> Goal
Every record must be repeated exactly; omit any pictures they contain.

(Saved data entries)
══════

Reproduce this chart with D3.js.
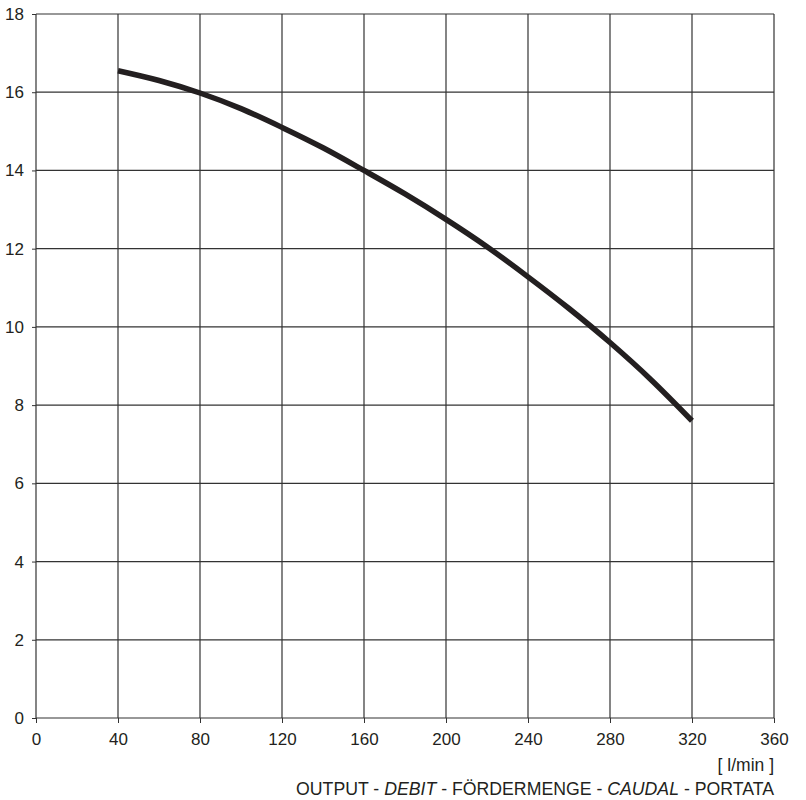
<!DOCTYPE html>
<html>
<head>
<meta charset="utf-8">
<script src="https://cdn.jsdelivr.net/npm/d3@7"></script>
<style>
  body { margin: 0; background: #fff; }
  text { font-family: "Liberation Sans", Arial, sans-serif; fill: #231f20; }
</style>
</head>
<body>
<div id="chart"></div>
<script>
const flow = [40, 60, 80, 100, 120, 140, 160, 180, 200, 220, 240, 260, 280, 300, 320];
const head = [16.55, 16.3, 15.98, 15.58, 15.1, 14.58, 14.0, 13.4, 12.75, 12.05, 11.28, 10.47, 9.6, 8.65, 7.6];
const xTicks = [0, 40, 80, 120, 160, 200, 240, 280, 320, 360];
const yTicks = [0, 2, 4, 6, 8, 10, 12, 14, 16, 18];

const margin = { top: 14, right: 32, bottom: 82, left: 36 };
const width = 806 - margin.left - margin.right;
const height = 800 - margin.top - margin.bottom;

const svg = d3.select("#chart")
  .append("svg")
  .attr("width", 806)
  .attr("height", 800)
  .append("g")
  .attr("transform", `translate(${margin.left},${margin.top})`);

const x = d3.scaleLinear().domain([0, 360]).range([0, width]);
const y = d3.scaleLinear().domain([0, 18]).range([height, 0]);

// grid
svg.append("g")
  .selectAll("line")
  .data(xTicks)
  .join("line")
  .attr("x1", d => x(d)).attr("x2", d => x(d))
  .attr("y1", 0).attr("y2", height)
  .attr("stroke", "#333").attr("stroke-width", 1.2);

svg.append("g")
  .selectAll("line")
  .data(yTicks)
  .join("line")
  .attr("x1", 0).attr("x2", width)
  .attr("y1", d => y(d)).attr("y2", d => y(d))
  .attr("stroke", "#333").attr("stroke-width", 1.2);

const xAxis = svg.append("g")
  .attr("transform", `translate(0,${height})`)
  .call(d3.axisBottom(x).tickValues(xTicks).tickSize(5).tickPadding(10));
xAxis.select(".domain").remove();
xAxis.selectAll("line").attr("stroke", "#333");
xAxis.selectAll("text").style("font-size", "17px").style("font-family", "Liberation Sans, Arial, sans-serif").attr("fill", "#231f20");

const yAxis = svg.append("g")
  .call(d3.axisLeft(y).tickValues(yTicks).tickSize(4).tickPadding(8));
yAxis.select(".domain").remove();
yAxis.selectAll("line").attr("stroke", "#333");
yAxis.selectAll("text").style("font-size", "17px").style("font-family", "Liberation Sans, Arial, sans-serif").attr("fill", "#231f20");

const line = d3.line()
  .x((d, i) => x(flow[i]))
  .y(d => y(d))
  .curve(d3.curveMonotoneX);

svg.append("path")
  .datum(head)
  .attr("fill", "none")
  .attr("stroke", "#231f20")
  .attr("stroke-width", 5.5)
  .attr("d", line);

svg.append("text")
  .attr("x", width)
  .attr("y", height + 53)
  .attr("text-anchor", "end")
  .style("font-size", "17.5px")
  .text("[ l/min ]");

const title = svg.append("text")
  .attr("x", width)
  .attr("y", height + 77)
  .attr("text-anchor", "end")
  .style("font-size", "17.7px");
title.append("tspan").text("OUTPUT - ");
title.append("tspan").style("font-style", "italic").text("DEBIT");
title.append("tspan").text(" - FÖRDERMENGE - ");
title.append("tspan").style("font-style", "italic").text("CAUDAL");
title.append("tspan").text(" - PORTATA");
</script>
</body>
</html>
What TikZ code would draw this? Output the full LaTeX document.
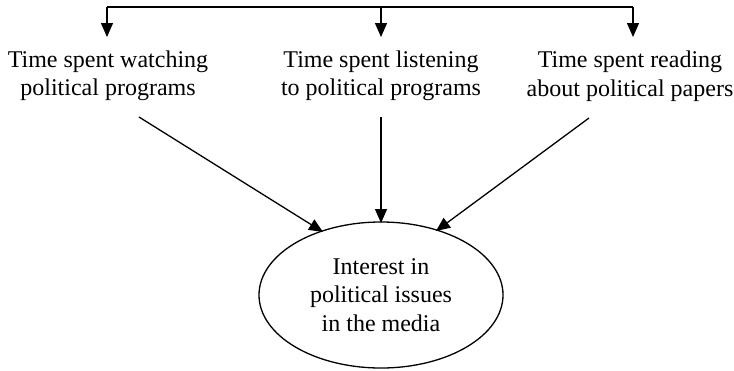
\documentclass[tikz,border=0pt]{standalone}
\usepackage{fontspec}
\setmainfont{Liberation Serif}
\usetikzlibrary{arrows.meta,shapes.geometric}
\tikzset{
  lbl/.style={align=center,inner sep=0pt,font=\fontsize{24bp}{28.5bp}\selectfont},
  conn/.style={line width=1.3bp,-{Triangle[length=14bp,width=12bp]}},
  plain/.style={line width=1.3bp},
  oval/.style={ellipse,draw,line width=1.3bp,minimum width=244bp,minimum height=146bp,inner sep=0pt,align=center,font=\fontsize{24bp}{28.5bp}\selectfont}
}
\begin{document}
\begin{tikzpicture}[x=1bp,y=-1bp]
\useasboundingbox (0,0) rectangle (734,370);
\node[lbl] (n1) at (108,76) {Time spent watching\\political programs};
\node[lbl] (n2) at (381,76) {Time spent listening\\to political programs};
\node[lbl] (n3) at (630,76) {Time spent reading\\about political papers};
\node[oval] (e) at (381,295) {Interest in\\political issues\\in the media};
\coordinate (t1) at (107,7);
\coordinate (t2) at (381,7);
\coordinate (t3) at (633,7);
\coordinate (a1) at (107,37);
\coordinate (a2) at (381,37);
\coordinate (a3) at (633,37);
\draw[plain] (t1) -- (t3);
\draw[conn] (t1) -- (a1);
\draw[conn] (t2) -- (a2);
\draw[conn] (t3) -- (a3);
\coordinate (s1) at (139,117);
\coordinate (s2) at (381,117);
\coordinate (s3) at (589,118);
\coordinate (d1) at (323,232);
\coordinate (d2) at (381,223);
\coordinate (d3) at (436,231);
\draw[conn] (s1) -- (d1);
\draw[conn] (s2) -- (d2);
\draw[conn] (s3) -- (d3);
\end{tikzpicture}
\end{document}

══════

> Output for this task
Reproduce this chart with D3.js.
<!DOCTYPE html>
<html>
<head>
<meta charset="utf-8">
<script src="https://cdn.jsdelivr.net/npm/d3@7"></script>
<style>
  body { margin: 0; background: #fff; }
  text { font-family: "Liberation Sans", Arial, sans-serif; fill: #231f20; }
</style>
</head>
<body>
<div id="chart"></div>
<script>
const flow = [40, 60, 80, 100, 120, 140, 160, 180, 200, 220, 240, 260, 280, 300, 320];
const head = [16.55, 16.3, 15.98, 15.58, 15.1, 14.58, 14.0, 13.4, 12.75, 12.05, 11.28, 10.47, 9.6, 8.65, 7.6];
const xTicks = [0, 40, 80, 120, 160, 200, 240, 280, 320, 360];
const yTicks = [0, 2, 4, 6, 8, 10, 12, 14, 16, 18];

const margin = { top: 14, right: 32, bottom: 82, left: 36 };
const width = 806 - margin.left - margin.right;
const height = 800 - margin.top - margin.bottom;

const svg = d3.select("#chart")
  .append("svg")
  .attr("width", 806)
  .attr("height", 800)
  .append("g")
  .attr("transform", `translate(${margin.left},${margin.top})`);

const x = d3.scaleLinear().domain([0, 360]).range([0, width]);
const y = d3.scaleLinear().domain([0, 18]).range([height, 0]);

// grid
svg.append("g")
  .selectAll("line")
  .data(xTicks)
  .join("line")
  .attr("x1", d => x(d)).attr("x2", d => x(d))
  .attr("y1", 0).attr("y2", height)
  .attr("stroke", "#333").attr("stroke-width", 1.2);

svg.append("g")
  .selectAll("line")
  .data(yTicks)
  .join("line")
  .attr("x1", 0).attr("x2", width)
  .attr("y1", d => y(d)).attr("y2", d => y(d))
  .attr("stroke", "#333").attr("stroke-width", 1.2);

const xAxis = svg.append("g")
  .attr("transform", `translate(0,${height})`)
  .call(d3.axisBottom(x).tickValues(xTicks).tickSize(5).tickPadding(10));
xAxis.select(".domain").remove();
xAxis.selectAll("line").attr("stroke", "#333");
xAxis.selectAll("text").style("font-size", "17px").style("font-family", "Liberation Sans, Arial, sans-serif").attr("fill", "#231f20");

const yAxis = svg.append("g")
  .call(d3.axisLeft(y).tickValues(yTicks).tickSize(4).tickPadding(8));
yAxis.select(".domain").remove();
yAxis.selectAll("line").attr("stroke", "#333");
yAxis.selectAll("text").style("font-size", "17px").style("font-family", "Liberation Sans, Arial, sans-serif").attr("fill", "#231f20");

const line = d3.line()
  .x((d, i) => x(flow[i]))
  .y(d => y(d))
  .curve(d3.curveMonotoneX);

svg.append("path")
  .datum(head)
  .attr("fill", "none")
  .attr("stroke", "#231f20")
  .attr("stroke-width", 5.5)
  .attr("d", line);

svg.append("text")
  .attr("x", width)
  .attr("y", height + 53)
  .attr("text-anchor", "end")
  .style("font-size", "17.5px")
  .text("[ l/min ]");

const title = svg.append("text")
  .attr("x", width)
  .attr("y", height + 77)
  .attr("text-anchor", "end")
  .style("font-size", "17.7px");
title.append("tspan").text("OUTPUT - ");
title.append("tspan").style("font-style", "italic").text("DEBIT");
title.append("tspan").text(" - FÖRDERMENGE - ");
title.append("tspan").style("font-style", "italic").text("CAUDAL");
title.append("tspan").text(" - PORTATA");
</script>
</body>
</html>
What TikZ code would draw this? Output the full LaTeX document.
\documentclass[tikz,border=0pt]{standalone}
\usepackage{fontspec}
\setmainfont{Liberation Serif}
\usetikzlibrary{arrows.meta,shapes.geometric}
\tikzset{
  lbl/.style={align=center,inner sep=0pt,font=\fontsize{24bp}{28.5bp}\selectfont},
  conn/.style={line width=1.3bp,-{Triangle[length=14bp,width=12bp]}},
  plain/.style={line width=1.3bp},
  oval/.style={ellipse,draw,line width=1.3bp,minimum width=244bp,minimum height=146bp,inner sep=0pt,align=center,font=\fontsize{24bp}{28.5bp}\selectfont}
}
\begin{document}
\begin{tikzpicture}[x=1bp,y=-1bp]
\useasboundingbox (0,0) rectangle (734,370);
\node[lbl] (n1) at (108,76) {Time spent watching\\political programs};
\node[lbl] (n2) at (381,76) {Time spent listening\\to political programs};
\node[lbl] (n3) at (630,76) {Time spent reading\\about political papers};
\node[oval] (e) at (381,295) {Interest in\\political issues\\in the media};
\coordinate (t1) at (107,7);
\coordinate (t2) at (381,7);
\coordinate (t3) at (633,7);
\coordinate (a1) at (107,37);
\coordinate (a2) at (381,37);
\coordinate (a3) at (633,37);
\draw[plain] (t1) -- (t3);
\draw[conn] (t1) -- (a1);
\draw[conn] (t2) -- (a2);
\draw[conn] (t3) -- (a3);
\coordinate (s1) at (139,117);
\coordinate (s2) at (381,117);
\coordinate (s3) at (589,118);
\coordinate (d1) at (323,232);
\coordinate (d2) at (381,223);
\coordinate (d3) at (436,231);
\draw[conn] (s1) -- (d1);
\draw[conn] (s2) -- (d2);
\draw[conn] (s3) -- (d3);
\end{tikzpicture}
\end{document}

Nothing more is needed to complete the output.